Thu, May 15, 2014 - Page 8 News List

EDITORIAL: KMT should not antagonize academia

Chinese Nationalist Party (KMT) Legislator Lu Hsueh-chang (呂學樟), convener of the Judiciary and Organic Laws and Statutes Committee, led a team inspecting the Academia Sinica on Monday. Lu said that as the institution falls under the jurisdication of the Presidential Office, academics are technically civil servants and should therefore be politically neutral and should furthermore observe administrative ethics.

He said that if the institution is found to have performed poorly, the government should consider abolishing it.

Academia Sinica and the public were up in arms. Lu later said his words had been taken out of context, seeking to clarify his position by saying he had not referred to scrapping the Academia Sinica itself; that it was just that he felt that the Institutum Iurisprudentiae and the Institute of Political Science had become considerably politically partisan not long after they were established. He added that, according to the Office of the President Organization Act (總統府組織法), unwanted departments could be abolished.

It is true that Article 17 of the President Organization Act states that the Academia Sinica “shall be under the direct administrative supervision of the Office of the President” and is part of the administrative system. It is also true that its researchers are considered civil servants and therefore subject to the stipulations in Article 7 of the Civil Service Administrative Neutrality Act (公務人員行政中立法), which prohibits their membership in any political party and engaging in other political activity. Also, researchers are bound by Article 2 of the Civil Service Act (公務員服務法).

However, the Academia Sinica is a research institution. Researchers have a constitutional right to academic freedom. There should not exist a relationship of top-down state authority. The Academia Sinica should not be regarded as an organ of the state following directives from the government, nor should its resources and academic research be subject to state control. This is a serious infringement of academic freedom.

The entire inspection process was questionable to the utmost degree and reveals the desire of certain politicians to control academic institutions and their staff.
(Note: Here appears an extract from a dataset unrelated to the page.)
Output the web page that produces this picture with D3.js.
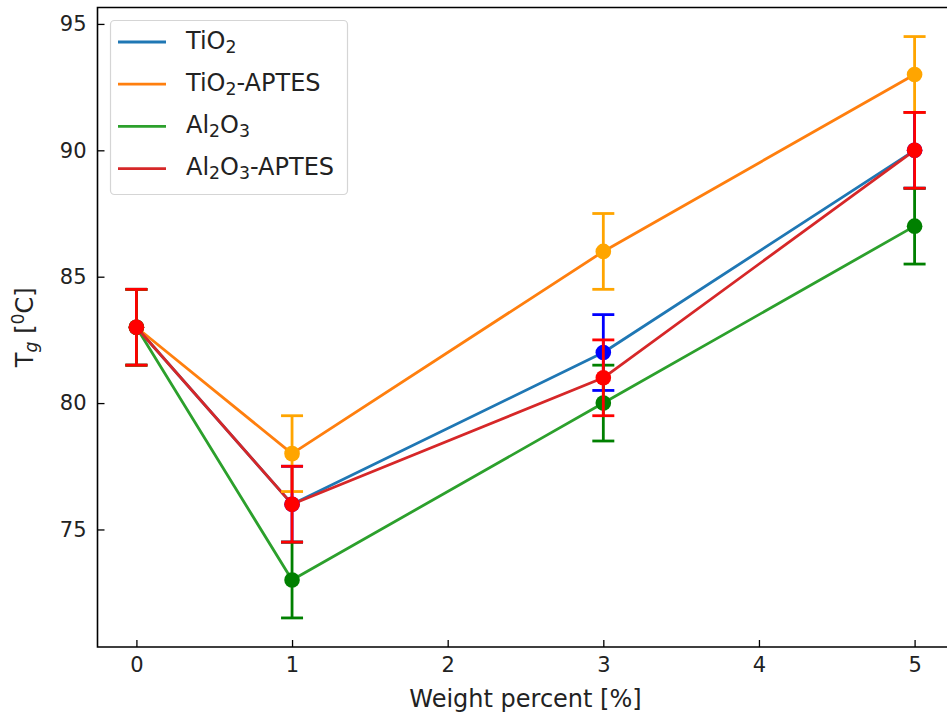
<!DOCTYPE html>
<html>
<head>
<meta charset="utf-8">
<script src="https://cdn.jsdelivr.net/npm/d3@7"></script>
<style>
  html, body { margin: 0; padding: 0; background: #fff; }
  svg { display: block; font-family: "DejaVu Sans", sans-serif; }
</style>
</head>
<body>
<svg id="chart" width="947" height="720"></svg>
<script>
// Weight percent of filler
const weightPercent = [0, 1, 3, 5];

// Glass transition temperature (°C) per composite
const tgTiO2 = [83, 76, 82, 90];
const tgTiO2Aptes = [83, 78, 86, 93];
const tgAl2O3 = [83, 73, 80, 87];
const tgAl2O3Aptes = [83, 76, 81, 90];

// Standard deviation for every point
const tgError = [1.5, 1.5, 1.5, 1.5];

const xTicks = [0, 1, 2, 3, 4, 5];
const yTicks = [75, 80, 85, 90, 95];

// label parts: [text, "sub" | null]
const series = [
  { name: [["TiO", null], ["2", "sub"]], values: tgTiO2, line: "#1f77b4", mark: "#0000ff" },
  { name: [["TiO", null], ["2", "sub"], ["-APTES", null]], values: tgTiO2Aptes, line: "#ff7f0e", mark: "#ffa500" },
  { name: [["Al", null], ["2", "sub"], ["O", null], ["3", "sub"]], values: tgAl2O3, line: "#2ca02c", mark: "#008000" },
  { name: [["Al", null], ["2", "sub"], ["O", null], ["3", "sub"], ["-APTES", null]], values: tgAl2O3Aptes, line: "#d62728", mark: "#ff0000" }
];

const svg = d3.select("#chart");
const plotLeft = 97.5, plotRight = 953.5, plotTop = 7.5, plotBottom = 647;

const x = d3.scaleLinear().domain([-0.25, 5.25]).range([plotLeft, plotRight]);
const y = d3.scaleLinear().domain([70.35, 95.65]).range([plotBottom, plotTop]);

const tickFont = 21;
const labelFont = 24;

// Axes with inward ticks
const xAxis = svg.append("g").attr("transform", `translate(0,${plotBottom})`)
  .call(d3.axisBottom(x).tickValues(xTicks).tickFormat(d3.format("d")).tickSizeInner(-7).tickSizeOuter(0).tickPadding(10));
const yAxis = svg.append("g").attr("transform", `translate(${plotLeft},0)`)
  .call(d3.axisLeft(y).tickValues(yTicks).tickFormat(d3.format("d")).tickSizeInner(-7).tickSizeOuter(0).tickPadding(11));

[xAxis, yAxis].forEach(g => {
  g.select(".domain").remove();
  g.selectAll(".tick line").attr("stroke", "#000").attr("stroke-width", 1.3);
  g.selectAll(".tick text").attr("fill", "#222").style("font-size", tickFont + "px").style("font-family", "DejaVu Sans");
});
xAxis.selectAll(".tick text").attr("dy", "0.72em");

// Spines
svg.append("path")
  .attr("d", `M${plotLeft},${plotTop}H${plotRight}V${plotBottom}H${plotLeft}Z`)
  .attr("fill", "none").attr("stroke", "#000").attr("stroke-width", 1.6);

const line = d3.line().x((d, i) => x(weightPercent[i])).y(d => y(d));

// Connecting lines
series.forEach(s => {
  svg.append("path").datum(s.values)
    .attr("d", line)
    .attr("fill", "none").attr("stroke", s.line).attr("stroke-width", 2.8)
    .attr("stroke-linejoin", "round");
});

// Error bars and markers
const cap = 11;
series.forEach(s => {
  const g = svg.append("g").attr("stroke", s.mark).attr("stroke-width", 2.8);
  s.values.forEach((v, i) => {
    const cx = x(weightPercent[i]);
    const y1 = y(v + tgError[i]), y0 = y(v - tgError[i]);
    g.append("line").attr("x1", cx).attr("x2", cx).attr("y1", y1).attr("y2", y0);
    g.append("line").attr("x1", cx - cap).attr("x2", cx + cap).attr("y1", y1).attr("y2", y1);
    g.append("line").attr("x1", cx - cap).attr("x2", cx + cap).attr("y1", y0).attr("y2", y0);
  });
  svg.append("g").selectAll("circle").data(s.values).join("circle")
    .attr("cx", (d, i) => x(weightPercent[i]))
    .attr("cy", d => y(d))
    .attr("r", 7.8)
    .attr("fill", s.mark);
});

// Text with sub/superscripts, each part shifted relative to the baseline
function richText(sel, parts, size) {
  let offset = 0;
  parts.forEach(([t, kind]) => {
    const ts = sel.append("tspan").text(t);
    let want = 0;
    if (kind === "sub" || kind === "subi") {
      want = size * 0.18;
      ts.style("font-size", (size * 0.72) + "px");
      if (kind === "subi") ts.style("font-style", "italic");
    } else if (kind === "sup") {
      want = -size * 0.38;
      ts.style("font-size", (size * 0.72) + "px");
    }
    ts.attr("dy", want - offset);
    offset = want;
  });
}

// Legend
const lg = svg.append("g");
lg.append("rect").attr("x", 110.5).attr("y", 20.5).attr("width", 237).attr("height", 174)
  .attr("rx", 4).attr("fill", "#fff").attr("fill-opacity", 0.8).attr("stroke", "#d5d5d5").attr("stroke-width", 1.2);
series.forEach((s, i) => {
  const ly = 42 + i * 42.2;
  lg.append("line").attr("x1", 118).attr("x2", 166).attr("y1", ly).attr("y2", ly)
    .attr("stroke", s.line).attr("stroke-width", 2.8);
  const t = lg.append("text").attr("x", 186).attr("y", ly + 6.5)
    .style("font-size", labelFont + "px").attr("fill", "#222");
  richText(t, s.name, labelFont);
});

// Axis titles
svg.append("text").attr("x", (plotLeft + plotRight) / 2).attr("y", 707)
  .attr("text-anchor", "middle").style("font-size", labelFont + "px").attr("fill", "#222")
  .text("Weight percent [%]");

const yl = svg.append("text")
  .attr("transform", `translate(33,${(plotTop + plotBottom) / 2}) rotate(-90)`)
  .attr("text-anchor", "middle").style("font-size", labelFont + "px").attr("fill", "#222");
richText(yl, [["T", null], ["g", "subi"], [" [", null], ["0", "sup"], ["C]", null]], labelFont);
</script>
</body>
</html>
Legislators are elected representatives of the public, but Lu prioritizing the president’s interests in this manner amply demonstrates that the party-state is alive and well and that the Constitution is foundering. Threatening to abolish the Academia Sinica or any of its institutes is pernicious behavior and will likely have a chilling effect in academia.

Chinese society traditionally has the utmost respect for its educated elite and in Confucian thought intellectuals have a social responsibility to ensure the state is stable, ordered and robust. Through their studies, academics help steer society on the correct course, not only from their position in the government — many in the Cabinet hold doctorates — but also from within the opposition, providing critiques and recommendations for government policy.

It would be naive to think Lu’s inspection was unrelated to the role Academia Sinica associate researcher Huang Kuo-chang (黃國昌) played in the Sunflower protest movement. However, threatening to abolish the nation’s highest research institution, or targeting specific institutes within it, just to get at one man is to make an enemy of academia.